By Ammi Parmar
One student’s struggle to make a documentary has led to an online platform dedicated to helping young and aspiring documentary filmmakers.
Docseed is a website and an Radio and Television Arts (RTA) final-year thesis project that connects aspiring documentary filmmakers with mentoring professionals. The mentorship is presented through blog posts, webisodes, FAQs and production tutorials to teach users the small but crucial things that are required in the documentary film industry.
Docseed was inspired by one of the creator’s struggle with creating short films.
“I started making my own documentary film this summer after I’d taken the documentary production course at Ryerson and I realized really soon into it that I had absolutely no idea what I was doing,” said Dawsyn Borland, a fourth-year RTA student and executive producer of Docseed.
“I was working on a project that required me to get a media pass and I could not figure out how to get a media pass for my life. I looked everywhere online, there was nothing, I consulted a few people and they had no idea either.

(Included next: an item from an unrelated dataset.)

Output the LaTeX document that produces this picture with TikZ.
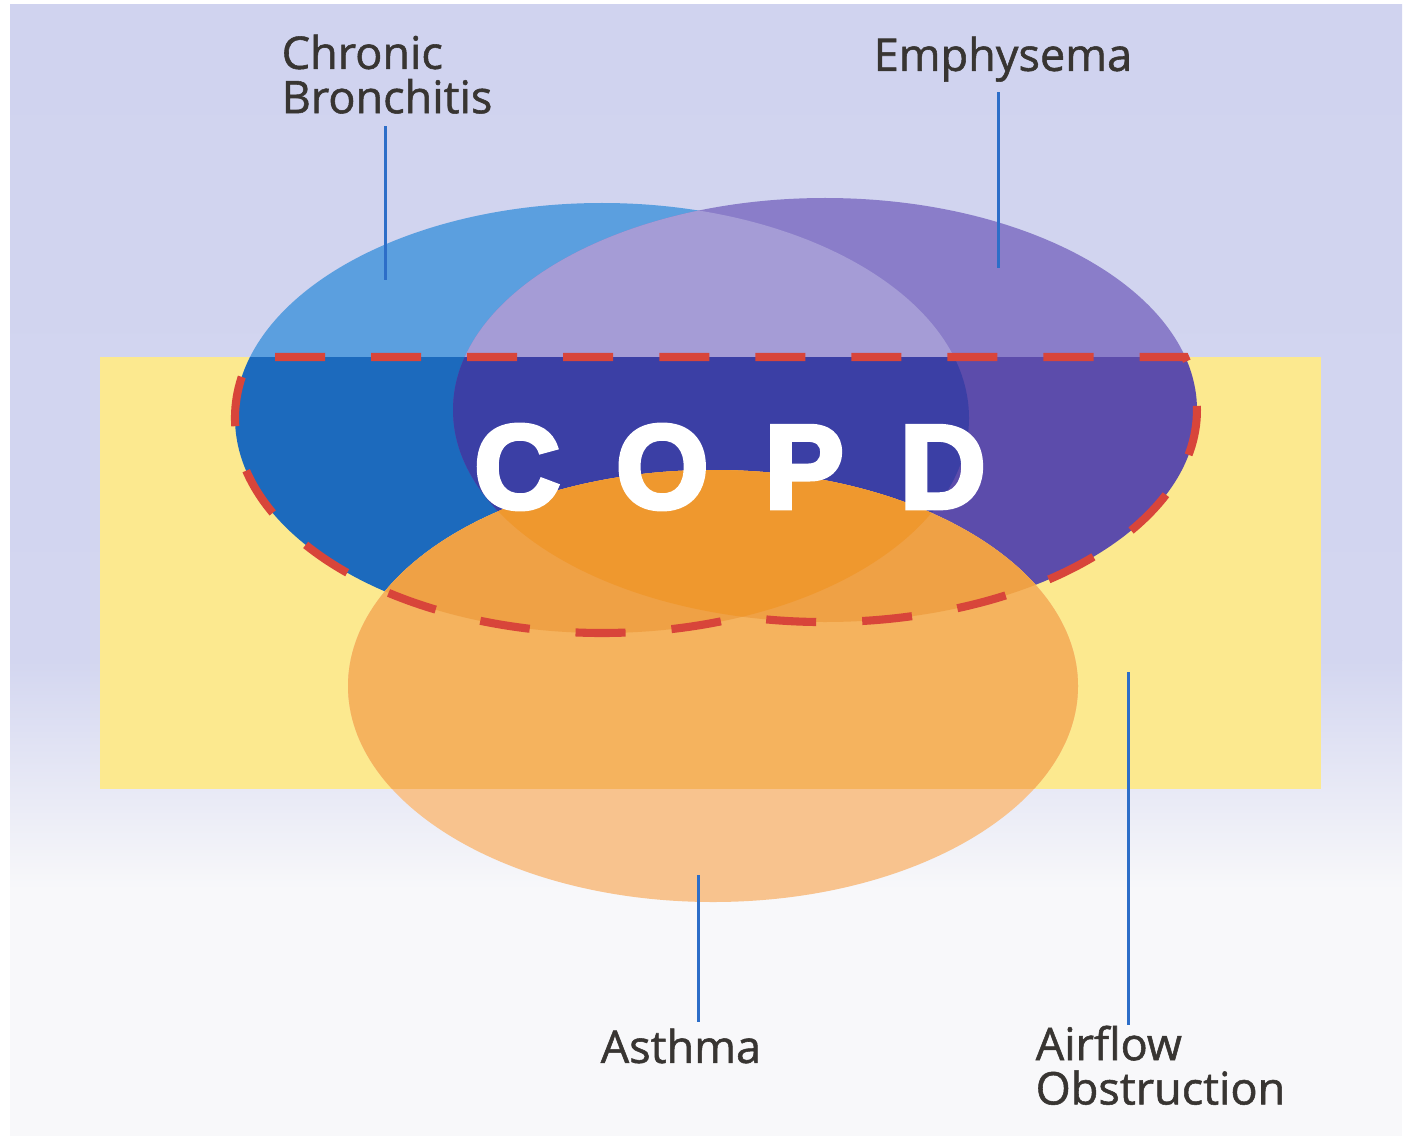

I came to the realization that university had taught me the theory, but I didn’t actually have the practical application to go ahead and make my own documentary film.”

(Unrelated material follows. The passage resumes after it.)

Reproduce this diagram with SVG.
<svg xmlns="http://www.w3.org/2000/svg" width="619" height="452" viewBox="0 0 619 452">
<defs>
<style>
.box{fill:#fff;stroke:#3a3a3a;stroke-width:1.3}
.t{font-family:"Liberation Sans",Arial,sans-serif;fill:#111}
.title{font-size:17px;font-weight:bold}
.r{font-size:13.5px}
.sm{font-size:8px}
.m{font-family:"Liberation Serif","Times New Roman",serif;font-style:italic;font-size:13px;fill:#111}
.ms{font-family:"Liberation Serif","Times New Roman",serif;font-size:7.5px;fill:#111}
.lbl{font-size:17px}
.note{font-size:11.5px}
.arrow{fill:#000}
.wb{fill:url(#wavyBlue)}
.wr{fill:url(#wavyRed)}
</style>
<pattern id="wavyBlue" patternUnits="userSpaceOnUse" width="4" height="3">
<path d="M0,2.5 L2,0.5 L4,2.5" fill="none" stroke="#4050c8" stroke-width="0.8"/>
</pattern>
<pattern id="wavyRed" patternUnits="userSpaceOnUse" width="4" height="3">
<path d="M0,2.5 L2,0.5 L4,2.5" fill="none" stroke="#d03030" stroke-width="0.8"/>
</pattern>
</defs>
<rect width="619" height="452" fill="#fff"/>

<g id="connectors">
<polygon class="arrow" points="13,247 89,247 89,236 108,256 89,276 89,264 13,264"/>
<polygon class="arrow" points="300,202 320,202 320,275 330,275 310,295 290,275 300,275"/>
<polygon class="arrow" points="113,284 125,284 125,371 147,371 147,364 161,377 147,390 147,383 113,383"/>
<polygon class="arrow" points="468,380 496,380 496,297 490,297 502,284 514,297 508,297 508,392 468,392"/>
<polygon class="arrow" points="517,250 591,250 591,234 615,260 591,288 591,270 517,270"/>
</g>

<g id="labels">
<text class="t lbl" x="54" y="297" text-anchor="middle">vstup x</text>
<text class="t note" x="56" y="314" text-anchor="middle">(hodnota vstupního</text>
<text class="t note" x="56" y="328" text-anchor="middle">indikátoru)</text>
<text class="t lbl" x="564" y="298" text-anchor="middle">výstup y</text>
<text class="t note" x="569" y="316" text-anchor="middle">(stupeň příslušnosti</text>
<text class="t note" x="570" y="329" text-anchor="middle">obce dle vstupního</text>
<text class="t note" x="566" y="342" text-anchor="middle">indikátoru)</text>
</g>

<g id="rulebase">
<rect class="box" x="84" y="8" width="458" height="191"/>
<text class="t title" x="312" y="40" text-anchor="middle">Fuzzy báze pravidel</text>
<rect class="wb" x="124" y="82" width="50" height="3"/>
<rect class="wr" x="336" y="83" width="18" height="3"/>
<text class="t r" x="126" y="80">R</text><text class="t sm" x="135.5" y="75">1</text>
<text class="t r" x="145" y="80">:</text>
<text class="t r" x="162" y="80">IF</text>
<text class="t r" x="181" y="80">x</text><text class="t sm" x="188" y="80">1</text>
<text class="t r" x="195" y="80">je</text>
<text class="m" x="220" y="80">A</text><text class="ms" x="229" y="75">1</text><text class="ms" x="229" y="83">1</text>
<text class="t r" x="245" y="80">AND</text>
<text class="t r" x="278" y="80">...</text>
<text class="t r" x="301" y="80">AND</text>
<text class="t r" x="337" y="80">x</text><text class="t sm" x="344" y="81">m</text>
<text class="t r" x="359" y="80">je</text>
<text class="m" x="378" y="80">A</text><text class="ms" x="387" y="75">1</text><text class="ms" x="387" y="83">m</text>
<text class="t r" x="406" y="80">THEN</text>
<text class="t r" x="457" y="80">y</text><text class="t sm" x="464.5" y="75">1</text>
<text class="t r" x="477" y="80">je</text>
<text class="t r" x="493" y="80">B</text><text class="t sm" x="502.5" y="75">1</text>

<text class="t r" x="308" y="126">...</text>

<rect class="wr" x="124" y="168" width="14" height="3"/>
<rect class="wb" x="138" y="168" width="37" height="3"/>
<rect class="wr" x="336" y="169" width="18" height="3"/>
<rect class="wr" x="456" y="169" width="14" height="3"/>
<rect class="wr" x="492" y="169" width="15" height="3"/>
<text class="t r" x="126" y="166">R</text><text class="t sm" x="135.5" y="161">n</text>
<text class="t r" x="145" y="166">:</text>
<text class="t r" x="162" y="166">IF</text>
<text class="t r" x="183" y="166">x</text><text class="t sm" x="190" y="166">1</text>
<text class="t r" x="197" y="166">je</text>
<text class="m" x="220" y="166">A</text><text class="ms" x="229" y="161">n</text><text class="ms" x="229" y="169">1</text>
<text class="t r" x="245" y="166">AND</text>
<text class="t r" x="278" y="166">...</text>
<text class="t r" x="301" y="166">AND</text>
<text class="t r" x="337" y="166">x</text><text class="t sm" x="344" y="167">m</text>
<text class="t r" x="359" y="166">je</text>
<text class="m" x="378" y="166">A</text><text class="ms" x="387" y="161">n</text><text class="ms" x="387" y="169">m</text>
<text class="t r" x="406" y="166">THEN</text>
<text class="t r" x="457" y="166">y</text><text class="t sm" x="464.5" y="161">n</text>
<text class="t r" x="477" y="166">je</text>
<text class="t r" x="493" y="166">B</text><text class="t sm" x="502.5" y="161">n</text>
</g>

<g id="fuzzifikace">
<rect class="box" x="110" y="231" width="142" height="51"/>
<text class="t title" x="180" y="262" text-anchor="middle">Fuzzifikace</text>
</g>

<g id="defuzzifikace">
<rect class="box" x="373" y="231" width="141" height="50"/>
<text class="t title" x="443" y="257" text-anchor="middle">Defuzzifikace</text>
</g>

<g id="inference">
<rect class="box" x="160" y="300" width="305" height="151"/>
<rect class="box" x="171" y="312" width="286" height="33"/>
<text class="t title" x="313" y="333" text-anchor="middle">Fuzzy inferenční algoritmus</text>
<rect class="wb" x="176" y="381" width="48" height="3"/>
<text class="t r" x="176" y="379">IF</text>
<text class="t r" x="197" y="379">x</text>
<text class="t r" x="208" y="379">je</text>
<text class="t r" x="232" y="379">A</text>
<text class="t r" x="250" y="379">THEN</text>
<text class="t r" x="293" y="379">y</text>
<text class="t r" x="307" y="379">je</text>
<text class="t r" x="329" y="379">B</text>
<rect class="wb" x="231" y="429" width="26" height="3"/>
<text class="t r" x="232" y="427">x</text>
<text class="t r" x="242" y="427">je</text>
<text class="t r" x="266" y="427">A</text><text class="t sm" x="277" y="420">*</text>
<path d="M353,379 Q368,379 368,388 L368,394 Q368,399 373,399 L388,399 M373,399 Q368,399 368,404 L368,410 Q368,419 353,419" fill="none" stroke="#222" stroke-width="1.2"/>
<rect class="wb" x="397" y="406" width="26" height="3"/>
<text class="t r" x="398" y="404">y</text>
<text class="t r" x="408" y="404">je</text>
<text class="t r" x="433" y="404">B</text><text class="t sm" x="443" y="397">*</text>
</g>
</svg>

Patrick McGuire, documentary producer and managing editor of VICE Canada, and John Kastner, four-time Emmy Award winner, have confirmed their partnership with Docseed.
The team is currently crowdfunding its startup on Indiegogo, with a goal of $2,000. The money will go towards location permits and venue costs required to film their mentorship webisodes, the website development costs and marketing.
The web platform is planned to launch on Feb. 20, 2015.
With the non-fiction documentary industry growing and changing, filmmakers are constantly learning new things.
“Non-fiction is becoming more popular in our society and we’re constantly trying to find mediums that are as real as they can get. I felt that pursuing a venture within non-fiction filmmaking would be a wonderful tool because everyone is constantly looking for something that they feel is authentic and raw, and that is what documentary film making is,” Borland said.